REQUIREMENT
Would you write out the listing verbatim and skip every picture in it?
──────── DATASET EXCERPT ────────
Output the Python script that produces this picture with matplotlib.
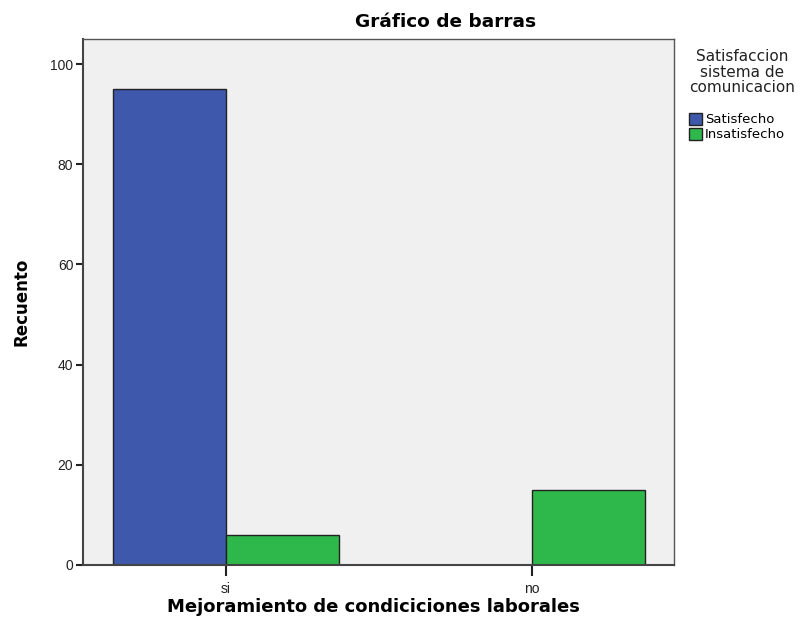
import numpy as np
import matplotlib
matplotlib.use('Agg')
from matplotlib import pyplot as plt
from matplotlib.patches import Patch

# Data
categories = ['si', 'no']
series_names = ['Satisfecho', 'Insatisfecho']
satisfecho = [95, 0]
insatisfecho = [6, 15]
y_ticks = [0, 20, 40, 60, 80, 100]

blue = '#3E58AC'
green = '#2EB84B'

plt.rcParams['font.family'] = ['Liberation Sans', 'DejaVu Sans']

fig = plt.figure(figsize=(8.04, 6.23), dpi=100)
ax = fig.add_axes([0.1032, 0.0931, 0.7351, 0.8443])
ax.set_facecolor('#F0F0F0')

x = np.arange(len(categories))
width = 0.37
ax.bar(x - width / 2, satisfecho, width, color=blue, edgecolor='#222222', linewidth=1.0)
ax.bar(x + width / 2, insatisfecho, width, color=green, edgecolor='#222222', linewidth=1.0)

ax.set_xlim(-0.467, 1.464)
ax.set_ylim(0, 105)
ax.set_yticks(y_ticks)
ax.set_xticks(x)
ax.set_xticklabels(categories)
ax.tick_params(axis='both', labelsize=10, colors='#222222', width=1.5)
ax.tick_params(axis='y', length=5, pad=2)
ax.tick_params(axis='x', length=8, pad=4)

for side in ['left', 'bottom']:
    ax.spines[side].set_color('#444444')
    ax.spines[side].set_linewidth(1.5)
for side in ['top', 'right']:
    ax.spines[side].set_color('#555555')
    ax.spines[side].set_linewidth(1.0)

bold = dict(family='DejaVu Sans', fontweight='bold')
fig.text(373 / 804, 1 - 607 / 623, 'Mejoramiento de condiciciones laborales', fontsize=13,
         ha='center', va='center', **bold)
fig.text(22 / 804, 1 - 302 / 623, 'Recuento', fontsize=12, rotation=90,
         ha='center', va='center', **bold)
fig.text(446 / 804, 1 - 22 / 623, 'Gráfico de barras', fontsize=13.3,
         ha='center', va='center', **bold)

# legend title drawn on its own so the gap to the entries matches
fig.text(742 / 804, 1 - 49 / 623, 'Satisfaccion\nsistema de\ncomunicacion',
         family='DejaVu Sans', fontsize=11, ha='center', va='top',
         multialignment='center', linespacing=1.05, color='#222222')

handles = [Patch(facecolor=blue, edgecolor='#222222'), Patch(facecolor=green, edgecolor='#222222')]
leg = fig.legend(handles, series_names,
                 loc='upper left', bbox_to_anchor=(689 / 804, 1 - 113 / 623), frameon=False,
                 prop={'family': 'DejaVu Sans', 'size': 9.5},
                 handlelength=1.0, handleheight=1.0,
                 handletextpad=0.2, labelspacing=0.1, borderaxespad=0, borderpad=0)

fig.savefig('out.png', dpi=100)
────────
ANSWER TO THIS EXERCISE
Output the Python script that produces this picture with matplotlib.
import numpy as np
import matplotlib
matplotlib.use('Agg')
from matplotlib import pyplot as plt
from matplotlib.patches import Patch

# Data
categories = ['si', 'no']
series_names = ['Satisfecho', 'Insatisfecho']
satisfecho = [95, 0]
insatisfecho = [6, 15]
y_ticks = [0, 20, 40, 60, 80, 100]

blue = '#3E58AC'
green = '#2EB84B'

plt.rcParams['font.family'] = ['Liberation Sans', 'DejaVu Sans']

fig = plt.figure(figsize=(8.04, 6.23), dpi=100)
ax = fig.add_axes([0.1032, 0.0931, 0.7351, 0.8443])
ax.set_facecolor('#F0F0F0')

x = np.arange(len(categories))
width = 0.37
ax.bar(x - width / 2, satisfecho, width, color=blue, edgecolor='#222222', linewidth=1.0)
ax.bar(x + width / 2, insatisfecho, width, color=green, edgecolor='#222222', linewidth=1.0)

ax.set_xlim(-0.467, 1.464)
ax.set_ylim(0, 105)
ax.set_yticks(y_ticks)
ax.set_xticks(x)
ax.set_xticklabels(categories)
ax.tick_params(axis='both', labelsize=10, colors='#222222', width=1.5)
ax.tick_params(axis='y', length=5, pad=2)
ax.tick_params(axis='x', length=8, pad=4)

for side in ['left', 'bottom']:
    ax.spines[side].set_color('#444444')
    ax.spines[side].set_linewidth(1.5)
for side in ['top', 'right']:
    ax.spines[side].set_color('#555555')
    ax.spines[side].set_linewidth(1.0)

bold = dict(family='DejaVu Sans', fontweight='bold')
fig.text(373 / 804, 1 - 607 / 623, 'Mejoramiento de condiciciones laborales', fontsize=13,
         ha='center', va='center', **bold)
fig.text(22 / 804, 1 - 302 / 623, 'Recuento', fontsize=12, rotation=90,
         ha='center', va='center', **bold)
fig.text(446 / 804, 1 - 22 / 623, 'Gráfico de barras', fontsize=13.3,
         ha='center', va='center', **bold)

# legend title drawn on its own so the gap to the entries matches
fig.text(742 / 804, 1 - 49 / 623, 'Satisfaccion\nsistema de\ncomunicacion',
         family='DejaVu Sans', fontsize=11, ha='center', va='top',
         multialignment='center', linespacing=1.05, color='#222222')

handles = [Patch(facecolor=blue, edgecolor='#222222'), Patch(facecolor=green, edgecolor='#222222')]
leg = fig.legend(handles, series_names,
                 loc='upper left', bbox_to_anchor=(689 / 804, 1 - 113 / 623), frameon=False,
                 prop={'family': 'DejaVu Sans', 'size': 9.5},
                 handlelength=1.0, handleheight=1.0,
                 handletextpad=0.2, labelspacing=0.1, borderaxespad=0, borderpad=0)

fig.savefig('out.png', dpi=100)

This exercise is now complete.